Go through the data below. Pull out every line that has the word "standalone".
start Raw records
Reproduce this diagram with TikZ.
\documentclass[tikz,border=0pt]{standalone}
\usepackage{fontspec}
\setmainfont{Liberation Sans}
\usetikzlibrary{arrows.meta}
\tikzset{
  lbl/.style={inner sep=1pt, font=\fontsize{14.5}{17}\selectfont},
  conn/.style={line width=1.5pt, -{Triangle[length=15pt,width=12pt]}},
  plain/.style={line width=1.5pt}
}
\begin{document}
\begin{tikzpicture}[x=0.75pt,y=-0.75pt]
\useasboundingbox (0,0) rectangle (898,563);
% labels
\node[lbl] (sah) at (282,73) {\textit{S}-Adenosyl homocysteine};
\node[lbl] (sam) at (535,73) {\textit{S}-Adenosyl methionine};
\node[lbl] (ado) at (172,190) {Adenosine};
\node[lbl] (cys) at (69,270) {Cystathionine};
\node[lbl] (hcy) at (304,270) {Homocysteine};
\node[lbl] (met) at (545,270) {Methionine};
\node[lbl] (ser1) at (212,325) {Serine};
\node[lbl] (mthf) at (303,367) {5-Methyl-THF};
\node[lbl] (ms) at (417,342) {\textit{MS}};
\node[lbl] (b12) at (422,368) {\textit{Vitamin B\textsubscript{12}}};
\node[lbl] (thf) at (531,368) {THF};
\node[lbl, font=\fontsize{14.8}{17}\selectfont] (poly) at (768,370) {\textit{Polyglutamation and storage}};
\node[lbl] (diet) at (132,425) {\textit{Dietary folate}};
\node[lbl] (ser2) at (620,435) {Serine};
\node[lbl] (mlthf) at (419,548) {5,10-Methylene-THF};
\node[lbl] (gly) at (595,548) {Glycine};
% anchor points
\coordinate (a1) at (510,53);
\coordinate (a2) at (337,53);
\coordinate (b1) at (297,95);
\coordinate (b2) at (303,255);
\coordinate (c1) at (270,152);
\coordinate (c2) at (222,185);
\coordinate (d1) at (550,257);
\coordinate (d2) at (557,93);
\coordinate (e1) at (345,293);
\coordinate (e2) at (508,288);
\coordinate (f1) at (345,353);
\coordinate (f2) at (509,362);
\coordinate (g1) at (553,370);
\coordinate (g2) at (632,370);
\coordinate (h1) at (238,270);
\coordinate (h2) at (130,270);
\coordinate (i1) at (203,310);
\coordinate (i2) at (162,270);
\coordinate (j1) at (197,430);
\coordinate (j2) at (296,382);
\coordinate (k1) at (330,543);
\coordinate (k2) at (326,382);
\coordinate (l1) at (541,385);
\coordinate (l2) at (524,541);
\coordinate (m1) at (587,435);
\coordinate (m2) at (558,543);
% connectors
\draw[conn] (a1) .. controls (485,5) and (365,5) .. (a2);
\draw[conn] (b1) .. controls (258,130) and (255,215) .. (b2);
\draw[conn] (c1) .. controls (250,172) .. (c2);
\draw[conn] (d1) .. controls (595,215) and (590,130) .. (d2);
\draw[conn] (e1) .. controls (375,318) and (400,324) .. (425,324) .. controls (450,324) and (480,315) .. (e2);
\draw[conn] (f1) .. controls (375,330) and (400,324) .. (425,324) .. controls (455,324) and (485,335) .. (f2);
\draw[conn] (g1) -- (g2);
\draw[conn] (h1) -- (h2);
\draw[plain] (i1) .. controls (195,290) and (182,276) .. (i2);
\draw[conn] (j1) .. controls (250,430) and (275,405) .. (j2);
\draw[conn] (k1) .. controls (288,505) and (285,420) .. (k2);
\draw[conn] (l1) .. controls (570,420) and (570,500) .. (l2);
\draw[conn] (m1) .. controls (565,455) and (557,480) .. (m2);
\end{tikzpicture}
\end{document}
end Raw records
start Raw records
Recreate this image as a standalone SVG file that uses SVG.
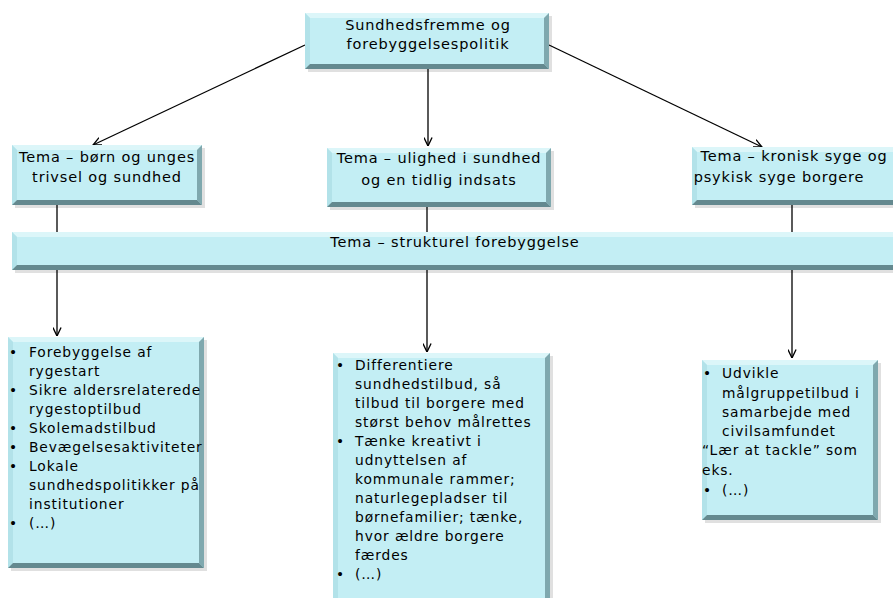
end Raw records
§ Solution to the problem:
\documentclass[tikz,border=0pt]{standalone}
Recreate this image as a standalone SVG file that uses SVG.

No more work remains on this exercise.